To avoid ginga, use the –mpl flag:

pypeit_chk_edges Calibrations/Edges_A_1_DET01.fits.gz --mpl

The color scheme is distinct and the labeling now includes -1 or +1 for left/right edges.

SlitTrace

The Edges file allows one to fully reconstruct its underlying object (EdgeTraceSet) when instantiated from the output file. Unfortunately, this means the PypeIt object and output file are a bit too unwieldy to pass through the remainder of the code just to access its primary product, the slit-edge pixel coordinates. For that reason, we also create a Slits object; follow the link for more description of that object.

Edges Troubleshooting

See Slit Tracing for a discussion of how to customize, debug, and finesse your slit tracing results.

Current EdgeTrace Data Model

Internally, the processed image is held in EdgeTraceSet, which subclasses from DataContainer.

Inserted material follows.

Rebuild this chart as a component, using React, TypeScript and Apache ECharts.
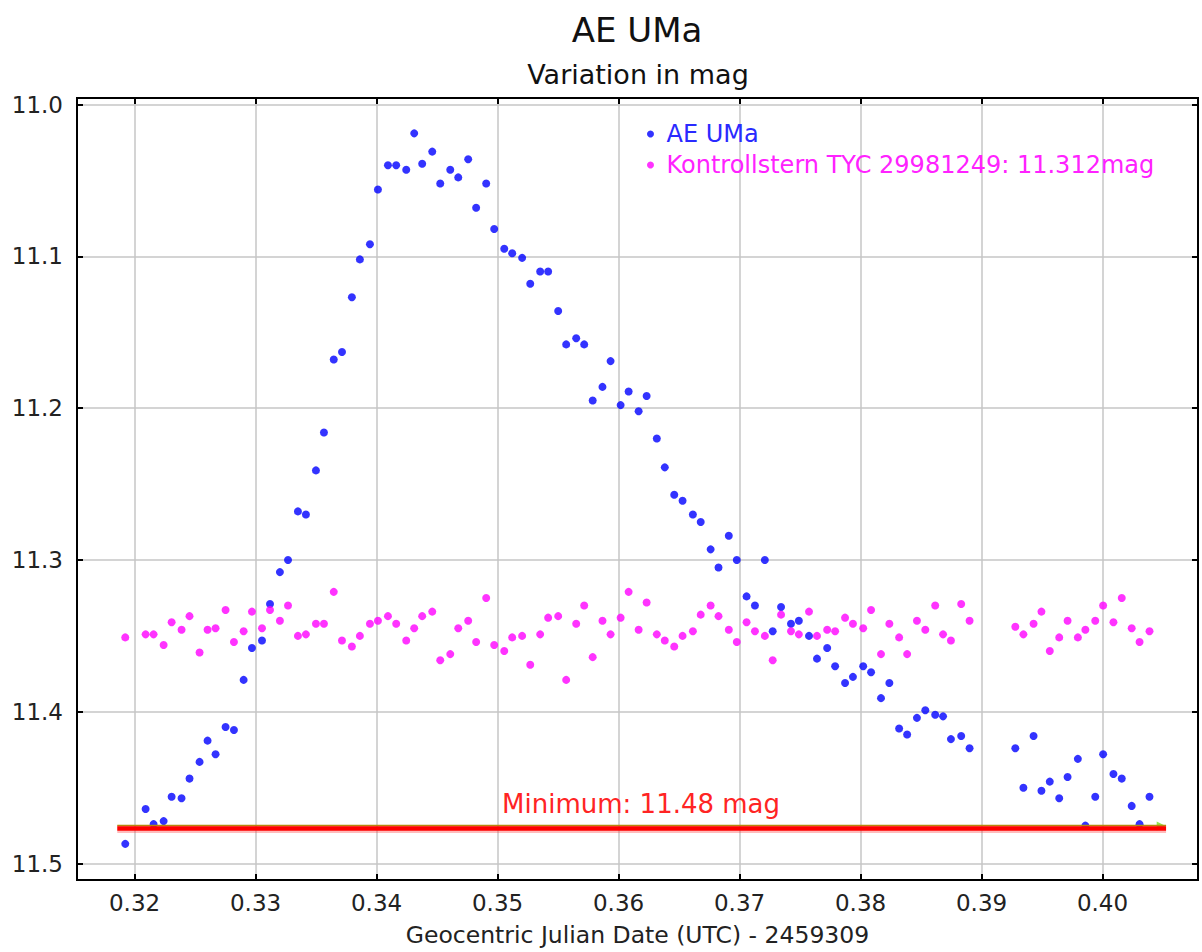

The datamodel written to disk is:

Version 1.0.1

HDU Name

HDU Type

Data Type

Description

PRIMARY

astropy.io.fits.PrimaryHDU

Empty data HDU. Contains basic header information.

TRACE_*

Image used to construct the edge traces; see TraceImage and PypeItImage.

TRACEBPM

astropy.io.fits.ImageHDU

uint8

Bad-pixel mask for trace image

SOBELSIG

astropy.io.fits.ImageHDU

float32

Sobel-filtered image used to detect edges

TRACEID

astropy.io.fits.ImageHDU

int64

ID number for the edge traces. Negative and positive IDs are for, respectively, left and right edges.

MASKDEF_ID

astropy.io.fits.ImageHDU

int64

slitmask ID number for the edge traces. IDs are for, respectively, left and right edges. Only defined if mask-design metadata is available.

EDGE_CEN

astropy.io.fits.ImageHDU

float32

(Floating-point) Measured spatial coordinate of the edge traces for each spectral pixel. Shape is (Nspec,Ntrace).

EDGE_ERR

astropy.io.fits.ImageHDU

float32

Error in the measured spatial coordinate edge traces.

EDGE_MSK

astropy.io.fits.ImageHDU

int32

Bitmask for the edge trace positions.

EDGE_FIT

astropy.io.fits.ImageHDU

float32

The best-fit model result for the trace edge.

PCA

astropy.io.fits.BinTableHDU

The PCA decomposition of all edge traces. Not defined if PCA separated between left and right traces (i.e., the left_right_pca parameter is True). See TracePCA.

PCA_MODEL_?

astropy.io.fits.BinTableHDU

Model parameters for the ?th component of the PCA; see pca_coeffs_model in TracePCA and PypeItFit.

LEFT_PCA

astropy.io.fits.BinTableHDU

The PCA decomposition of the left-edge traces. Not defined if PCA performed on all traces, regardless of edge side (i.e., the left_right_pca parameter is False). See TracePCA.

LEFT_PCA_MODEL_?

astropy.io.fits.BinTableHDU

Model parameters for the ?th component of the left-edge PCA; see pca_coeffs_model in TracePCA and PypeItFit.

RIGHT_PCA

astropy.io.fits.BinTableHDU

The PCA decomposition of the right-edge traces. Not defined if PCA performed on all traces, regardless of edge side (i.e., the left_right_pca parameter is False). See TracePCA.

RIGHT_PCA_MODEL_?

astropy.io.fits.BinTableHDU

Model parameters for the ?th component of the right-edge PCA; see RIGHT_pca_coeffs_model in TracePCA and PypeItFit.